GIVEN EXERCISE:
Find the string "this" and gather every line that holds it.

DATA SHOWN:
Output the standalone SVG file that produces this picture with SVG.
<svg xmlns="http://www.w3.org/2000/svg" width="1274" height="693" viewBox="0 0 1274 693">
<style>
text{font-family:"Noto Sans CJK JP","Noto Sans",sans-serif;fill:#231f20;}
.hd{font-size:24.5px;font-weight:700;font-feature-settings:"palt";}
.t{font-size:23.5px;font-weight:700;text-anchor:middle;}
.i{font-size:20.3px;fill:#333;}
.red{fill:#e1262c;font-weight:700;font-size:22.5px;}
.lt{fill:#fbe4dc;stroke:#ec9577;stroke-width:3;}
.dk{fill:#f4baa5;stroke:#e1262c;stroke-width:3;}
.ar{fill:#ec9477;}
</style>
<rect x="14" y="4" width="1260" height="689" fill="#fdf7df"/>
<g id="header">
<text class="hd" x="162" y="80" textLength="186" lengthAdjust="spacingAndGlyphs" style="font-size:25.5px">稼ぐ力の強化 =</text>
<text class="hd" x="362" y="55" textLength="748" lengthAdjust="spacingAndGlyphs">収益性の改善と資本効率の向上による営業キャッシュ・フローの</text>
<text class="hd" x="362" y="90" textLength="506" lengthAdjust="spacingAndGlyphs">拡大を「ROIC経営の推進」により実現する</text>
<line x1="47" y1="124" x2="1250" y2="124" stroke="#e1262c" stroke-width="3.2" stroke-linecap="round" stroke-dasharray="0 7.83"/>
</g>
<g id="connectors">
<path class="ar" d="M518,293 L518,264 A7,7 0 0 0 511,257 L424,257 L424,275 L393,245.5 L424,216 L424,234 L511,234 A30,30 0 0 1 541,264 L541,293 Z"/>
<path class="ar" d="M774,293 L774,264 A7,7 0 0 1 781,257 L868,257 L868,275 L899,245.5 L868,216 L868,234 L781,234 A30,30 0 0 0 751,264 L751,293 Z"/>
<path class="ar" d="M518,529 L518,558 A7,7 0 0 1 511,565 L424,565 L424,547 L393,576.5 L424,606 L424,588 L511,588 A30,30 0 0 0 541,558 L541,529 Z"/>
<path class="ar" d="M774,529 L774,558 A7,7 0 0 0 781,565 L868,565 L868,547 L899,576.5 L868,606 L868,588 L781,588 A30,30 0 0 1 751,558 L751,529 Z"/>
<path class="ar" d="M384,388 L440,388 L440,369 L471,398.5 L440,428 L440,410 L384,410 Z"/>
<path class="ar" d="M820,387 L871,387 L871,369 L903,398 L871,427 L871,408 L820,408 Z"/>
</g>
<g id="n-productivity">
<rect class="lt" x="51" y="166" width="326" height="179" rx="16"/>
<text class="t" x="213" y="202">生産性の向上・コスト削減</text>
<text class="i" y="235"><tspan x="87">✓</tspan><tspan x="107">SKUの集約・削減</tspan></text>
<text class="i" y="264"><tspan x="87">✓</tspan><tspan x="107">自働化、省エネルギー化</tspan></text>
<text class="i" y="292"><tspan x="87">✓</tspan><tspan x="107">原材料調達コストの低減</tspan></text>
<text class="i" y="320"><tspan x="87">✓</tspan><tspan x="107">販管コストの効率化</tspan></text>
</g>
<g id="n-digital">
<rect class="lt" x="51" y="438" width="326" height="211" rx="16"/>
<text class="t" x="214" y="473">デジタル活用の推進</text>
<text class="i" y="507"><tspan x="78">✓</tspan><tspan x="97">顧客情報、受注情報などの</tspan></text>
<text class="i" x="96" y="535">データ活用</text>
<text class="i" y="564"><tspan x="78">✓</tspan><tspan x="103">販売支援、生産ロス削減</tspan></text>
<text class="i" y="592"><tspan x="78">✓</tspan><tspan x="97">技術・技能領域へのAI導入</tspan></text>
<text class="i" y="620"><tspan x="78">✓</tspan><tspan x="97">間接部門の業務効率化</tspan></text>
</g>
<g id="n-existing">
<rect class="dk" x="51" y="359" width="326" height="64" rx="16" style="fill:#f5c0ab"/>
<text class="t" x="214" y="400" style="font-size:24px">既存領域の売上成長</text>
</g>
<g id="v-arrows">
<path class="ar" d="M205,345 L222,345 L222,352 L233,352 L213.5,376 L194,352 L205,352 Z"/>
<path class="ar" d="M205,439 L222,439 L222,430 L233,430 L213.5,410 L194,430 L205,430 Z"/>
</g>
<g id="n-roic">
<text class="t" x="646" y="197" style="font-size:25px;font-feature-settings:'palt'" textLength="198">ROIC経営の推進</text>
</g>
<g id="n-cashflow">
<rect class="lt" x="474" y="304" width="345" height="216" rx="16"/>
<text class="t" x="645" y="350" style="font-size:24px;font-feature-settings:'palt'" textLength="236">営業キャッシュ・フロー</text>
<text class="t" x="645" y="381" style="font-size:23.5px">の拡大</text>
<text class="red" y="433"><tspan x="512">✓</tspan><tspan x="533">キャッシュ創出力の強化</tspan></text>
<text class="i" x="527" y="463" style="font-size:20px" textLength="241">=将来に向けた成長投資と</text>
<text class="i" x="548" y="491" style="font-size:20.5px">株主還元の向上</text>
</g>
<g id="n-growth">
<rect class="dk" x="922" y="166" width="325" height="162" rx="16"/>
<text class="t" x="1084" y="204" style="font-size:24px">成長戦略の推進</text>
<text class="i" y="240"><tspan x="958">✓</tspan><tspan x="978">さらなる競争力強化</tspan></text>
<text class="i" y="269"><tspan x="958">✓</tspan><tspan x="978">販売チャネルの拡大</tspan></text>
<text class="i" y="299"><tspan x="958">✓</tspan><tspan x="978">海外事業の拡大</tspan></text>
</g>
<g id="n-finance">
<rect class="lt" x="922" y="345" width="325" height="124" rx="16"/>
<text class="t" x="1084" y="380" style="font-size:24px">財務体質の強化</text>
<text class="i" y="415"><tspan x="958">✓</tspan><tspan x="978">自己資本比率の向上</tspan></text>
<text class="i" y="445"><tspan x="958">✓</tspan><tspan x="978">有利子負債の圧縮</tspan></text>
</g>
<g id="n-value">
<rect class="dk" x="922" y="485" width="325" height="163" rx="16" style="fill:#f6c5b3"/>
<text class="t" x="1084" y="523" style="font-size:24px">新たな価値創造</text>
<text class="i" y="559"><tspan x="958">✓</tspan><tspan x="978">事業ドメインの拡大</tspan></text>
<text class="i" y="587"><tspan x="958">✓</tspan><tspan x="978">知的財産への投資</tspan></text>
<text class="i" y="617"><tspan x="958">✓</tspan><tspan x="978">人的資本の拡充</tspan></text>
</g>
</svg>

* * *

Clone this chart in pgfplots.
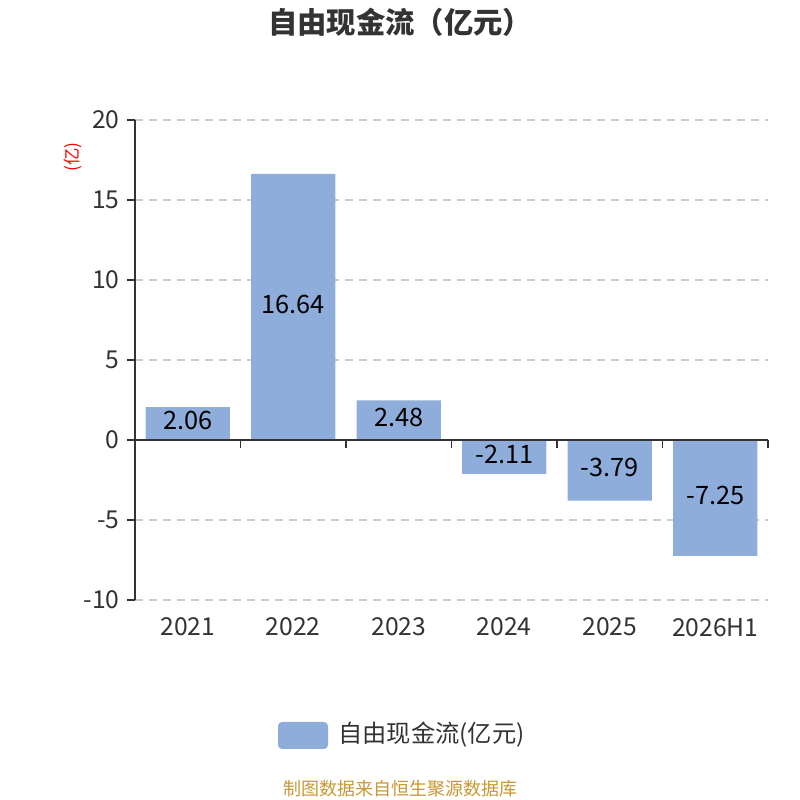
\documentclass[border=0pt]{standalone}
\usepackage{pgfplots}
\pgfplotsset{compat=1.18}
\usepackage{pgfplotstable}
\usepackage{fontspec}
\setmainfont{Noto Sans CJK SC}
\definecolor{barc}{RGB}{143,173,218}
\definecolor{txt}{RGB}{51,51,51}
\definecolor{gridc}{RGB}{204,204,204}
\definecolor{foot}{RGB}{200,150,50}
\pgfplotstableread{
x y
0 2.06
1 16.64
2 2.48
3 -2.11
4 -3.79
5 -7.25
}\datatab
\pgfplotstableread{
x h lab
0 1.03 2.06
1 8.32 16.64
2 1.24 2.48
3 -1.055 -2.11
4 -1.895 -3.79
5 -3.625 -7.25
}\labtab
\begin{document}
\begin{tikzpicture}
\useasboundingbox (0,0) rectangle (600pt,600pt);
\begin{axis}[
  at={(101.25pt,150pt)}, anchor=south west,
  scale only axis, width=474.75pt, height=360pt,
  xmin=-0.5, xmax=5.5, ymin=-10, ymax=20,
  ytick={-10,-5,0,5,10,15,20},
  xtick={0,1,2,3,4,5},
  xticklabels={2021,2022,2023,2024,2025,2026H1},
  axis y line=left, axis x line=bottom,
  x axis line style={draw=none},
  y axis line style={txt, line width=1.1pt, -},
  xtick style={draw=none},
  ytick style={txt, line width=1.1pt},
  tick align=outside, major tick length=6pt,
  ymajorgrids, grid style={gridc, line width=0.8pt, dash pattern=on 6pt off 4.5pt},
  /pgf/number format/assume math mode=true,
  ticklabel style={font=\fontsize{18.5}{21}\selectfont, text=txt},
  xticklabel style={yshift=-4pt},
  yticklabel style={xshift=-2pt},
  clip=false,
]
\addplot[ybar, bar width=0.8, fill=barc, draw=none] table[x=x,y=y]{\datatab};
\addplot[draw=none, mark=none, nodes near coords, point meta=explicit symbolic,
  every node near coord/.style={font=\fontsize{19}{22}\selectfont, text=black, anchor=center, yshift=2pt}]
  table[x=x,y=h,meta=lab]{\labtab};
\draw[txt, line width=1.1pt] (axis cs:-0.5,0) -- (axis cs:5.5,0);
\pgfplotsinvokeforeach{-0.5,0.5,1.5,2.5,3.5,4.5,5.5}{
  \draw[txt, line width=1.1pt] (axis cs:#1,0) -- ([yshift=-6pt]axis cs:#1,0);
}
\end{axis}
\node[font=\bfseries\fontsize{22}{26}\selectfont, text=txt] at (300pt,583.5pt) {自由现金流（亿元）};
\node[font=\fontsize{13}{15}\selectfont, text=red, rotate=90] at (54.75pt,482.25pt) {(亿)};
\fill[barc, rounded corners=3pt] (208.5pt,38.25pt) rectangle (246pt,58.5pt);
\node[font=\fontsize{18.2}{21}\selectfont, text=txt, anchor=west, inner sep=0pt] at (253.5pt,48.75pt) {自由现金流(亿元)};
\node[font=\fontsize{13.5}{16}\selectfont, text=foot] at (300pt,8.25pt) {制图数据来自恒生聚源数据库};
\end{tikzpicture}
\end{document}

...

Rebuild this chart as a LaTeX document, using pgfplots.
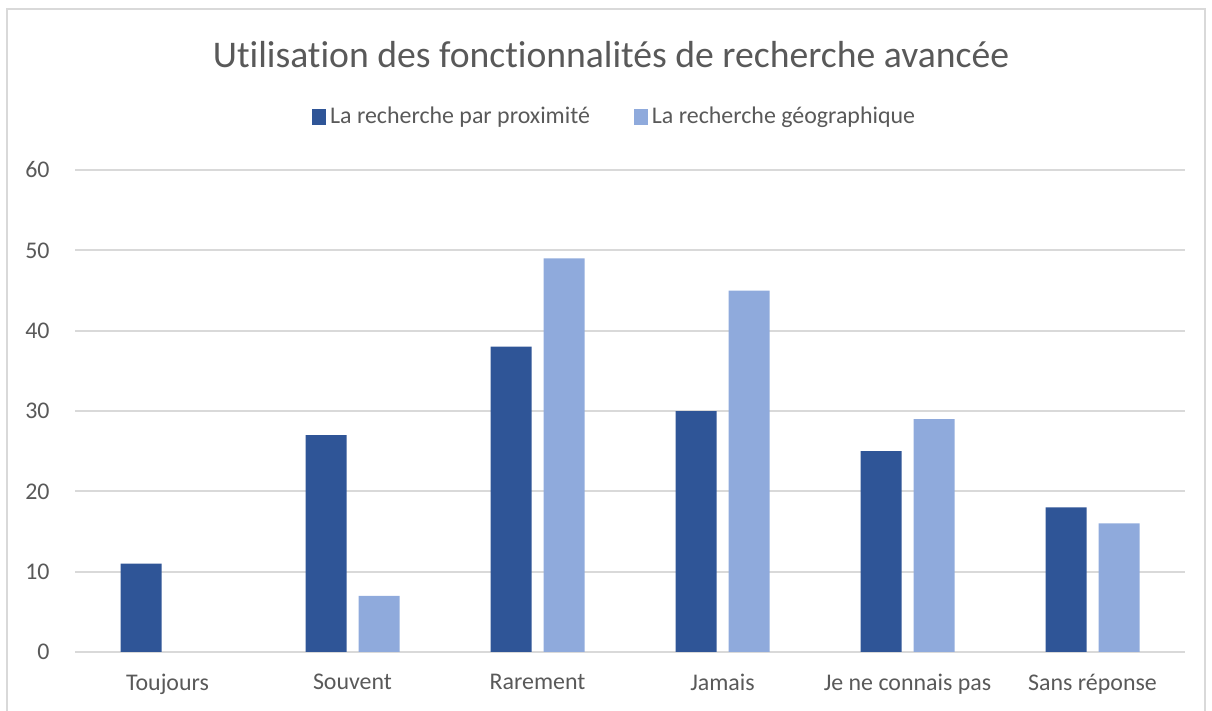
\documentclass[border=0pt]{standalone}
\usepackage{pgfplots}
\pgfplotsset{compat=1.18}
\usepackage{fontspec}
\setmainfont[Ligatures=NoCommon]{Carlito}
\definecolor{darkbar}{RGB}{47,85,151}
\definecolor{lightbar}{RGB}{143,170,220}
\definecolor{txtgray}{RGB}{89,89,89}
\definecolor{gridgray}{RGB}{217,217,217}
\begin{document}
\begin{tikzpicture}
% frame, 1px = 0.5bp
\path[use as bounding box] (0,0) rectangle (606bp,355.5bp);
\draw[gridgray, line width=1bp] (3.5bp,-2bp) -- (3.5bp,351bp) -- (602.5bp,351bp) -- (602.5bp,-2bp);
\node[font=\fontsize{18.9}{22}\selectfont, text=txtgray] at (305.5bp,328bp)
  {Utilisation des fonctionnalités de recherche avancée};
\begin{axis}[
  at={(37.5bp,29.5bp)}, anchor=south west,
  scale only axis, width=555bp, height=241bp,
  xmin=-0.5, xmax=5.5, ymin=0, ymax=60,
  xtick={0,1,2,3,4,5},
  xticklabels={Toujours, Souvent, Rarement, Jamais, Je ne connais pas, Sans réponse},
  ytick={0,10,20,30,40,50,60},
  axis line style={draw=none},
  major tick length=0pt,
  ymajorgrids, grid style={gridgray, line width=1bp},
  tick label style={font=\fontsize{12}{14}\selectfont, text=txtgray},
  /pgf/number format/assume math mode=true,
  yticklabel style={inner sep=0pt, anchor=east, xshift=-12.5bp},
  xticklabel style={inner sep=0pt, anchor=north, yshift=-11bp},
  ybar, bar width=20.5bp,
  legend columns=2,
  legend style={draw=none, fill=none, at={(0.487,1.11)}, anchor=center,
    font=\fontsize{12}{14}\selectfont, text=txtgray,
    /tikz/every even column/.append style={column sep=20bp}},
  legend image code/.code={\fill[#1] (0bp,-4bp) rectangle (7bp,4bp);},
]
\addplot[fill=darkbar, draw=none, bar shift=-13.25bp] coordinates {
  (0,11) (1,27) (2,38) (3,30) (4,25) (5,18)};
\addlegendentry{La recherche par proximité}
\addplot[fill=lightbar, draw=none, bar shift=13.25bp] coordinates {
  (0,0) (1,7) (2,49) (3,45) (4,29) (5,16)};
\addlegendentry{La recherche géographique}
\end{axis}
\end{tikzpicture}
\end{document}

CORRECT OUTPUT:
Output the standalone SVG file that produces this picture with SVG.
Clone this chart in pgfplots.
Rebuild this chart as a LaTeX document, using pgfplots.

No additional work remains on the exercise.